Tout le monde le sait : le coût budgétaire du vieillissement sera important. Mais le rapport ne précise pas où trouver l’argent. Réduire la dette publique, démentir le Fonds du vieillissement, mais avec quels moyens, quelles “nouvelles” recettes ?

 

Une politique sociale active

Ce que l’étude révèle aussi, c’est l’importance d’une politique sociale active à l’égard des personnes âgées. Ainsi augmenter le taux d’emploi des plus de 55 ans, actuellement le plus bas d’Europe, a un effet non négligeable sur le coût du vieillissement. Mais aussi favoriser l’intégration sociale et la participation des personnes âgées réduit les coûts de la dépendance et le risque de pauvreté.

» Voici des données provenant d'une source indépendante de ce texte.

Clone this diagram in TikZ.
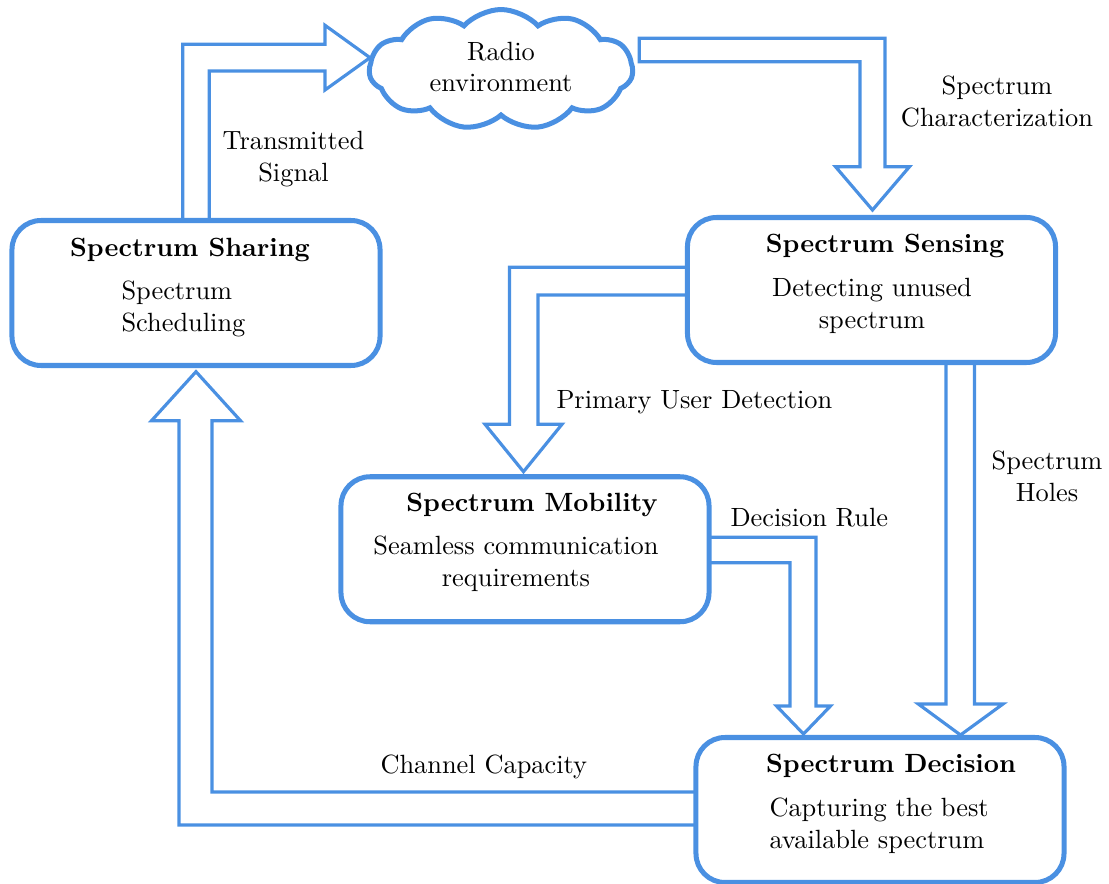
\documentclass[tikz,border=0pt]{standalone}
\usetikzlibrary{shapes.symbols}
\definecolor{cblue}{RGB}{74,144,226}
\newcommand\mystack[2][c]{\begin{tabular}[t]{@{}#1@{}}#2\end{tabular}}
\begin{document}
\begin{tikzpicture}[x=0.3793pt,y=-0.3793pt,
  box/.style={draw=cblue, line width=1.9pt, rounded corners=11pt, minimum width=139.6pt, minimum height=55pt, outer sep=0pt, inner sep=0pt},
  fat/.style={draw=cblue, line width=1.2pt, line join=miter},
  title/.style={font=\bfseries, anchor=base, inner sep=0pt},
  txt/.style={anchor=base, inner sep=0pt},
  lbl/.style={anchor=base west, inner sep=0pt},
  cloudy/.style={cloud, draw=cblue, line width=1.9pt, cloud puffs=11, cloud puff arc=95, aspect=2.2, minimum width=100pt, minimum height=45.5pt, inner sep=0pt, outer sep=0pt}]
\useasboundingbox (0,0) rectangle (1109,884);

% boxes
\node[box] (share) at (196,293) {};
\node[box] (sense) at (871.5,290) {};
\node[box] (mob) at (525,549.25) {};
\node[box] (dec) at (880,810) {};
\node[cloudy] (radio) at (501,69.5) {\mystack{Radio\\environment}};

% box texts
\node[title] (shareT) at (190,256.7) {Spectrum Sharing};
\node[lbl] (shareD) at (121,300) {\mystack[l]{Spectrum\\Scheduling}};
\node[title] (senseT) at (885,253) {Spectrum Sensing};
\node[txt] (senseD) at (872,296.7) {\mystack{Detecting unused\\spectrum}};
\node[title] (mobT) at (532,511.7) {Spectrum Mobility};
\node[txt] (mobD) at (516,555) {\mystack{Seamless communication\\requirements}};
\node[title] (decT) at (891,772.7) {Spectrum Decision};
\node[lbl] (decD) at (769,816.7) {\mystack[l]{Capturing the best\\available spectrum}};

% fat arrows
% Sharing -> Radio environment
\draw[fat] (182.7,0 |- share.north) -- (182.7,44.3) -- (325,44.3) -- (325,25.3) -- (370,57.7) -- (325,90) -- (325,71) -- (209.3,71) -- (209.3,0 |- share.north);
% Radio environment -> Sensing
\draw[fat] (639.3,38.3) -- (885,38.3) -- (885,166.7) -- (909.5,166.7) -- (872.5,210) -- (835.5,166.7) -- (860,166.7) -- (860,61.7) -- (639.3,61.7) -- cycle;
% Sensing -> Mobility
\draw[fat] (sense.west |- 0,267.3) -- (509.5,267.3) -- (509.5,424.3) -- (485,424.3) -- (523.5,471.7) -- (562,424.3) -- (538,424.3) -- (538,295) -- (sense.west |- 0,295);
% Sensing -> Decision
\draw[fat] (946,0 |- sense.south) -- (946,704) -- (918.3,704) -- (960.5,735) -- (1003,704) -- (974.5,704) -- (974.5,0 |- sense.south);
% Mobility -> Decision
\draw[fat] (mob.east |- 0,537.3) -- (816,537.3) -- (816,706) -- (830.5,706) -- (803.5,734) -- (776.5,706) -- (790,706) -- (790,562.7) -- (mob.east |- 0,562.7);
% Decision -> Sharing
\draw[fat] (dec.west |- 0,792) -- (212,792) -- (212,420.7) -- (240.5,420.7) -- (196,371.7) -- (151.5,420.7) -- (179,420.7) -- (179,825) -- (dec.west |- 0,825);

% arrow labels
\node[txt] (lTS) at (293.5,150) {\mystack{Transmitted\\Signal}};
\node[txt] (lSC) at (997,95) {\mystack{Spectrum\\Characterization}};
\node[lbl] (lPU) at (556,408.3) {Primary User Detection};
\node[txt] (lSH) at (1047,470) {\mystack{Spectrum\\Holes}};
\node[lbl] (lDR) at (730,527) {Decision Rule};
\node[lbl] (lCC) at (380,774) {Channel Capacity};
\end{tikzpicture}
\end{document}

Enfin, orienter notre infrastructure sanitaire vers les soins chroniques et même vers les soins aigus en subsidiant convenablement les structures alternatives pour personnes âgées donne la tranquillité que l’offre collective et solidaire des services sera suffisante lorsque nous ne serons plus autonomes.

 

Le vieillissement de la population est lent mais certain. Le coût sera important et inévitable. On ne peut plus se mettre la tête dans le sable des études.
Y faire face nécessite une politique budgétaire et sociale active, prévoyante.
Le débat public sur les choix et les conséquences devient urgent.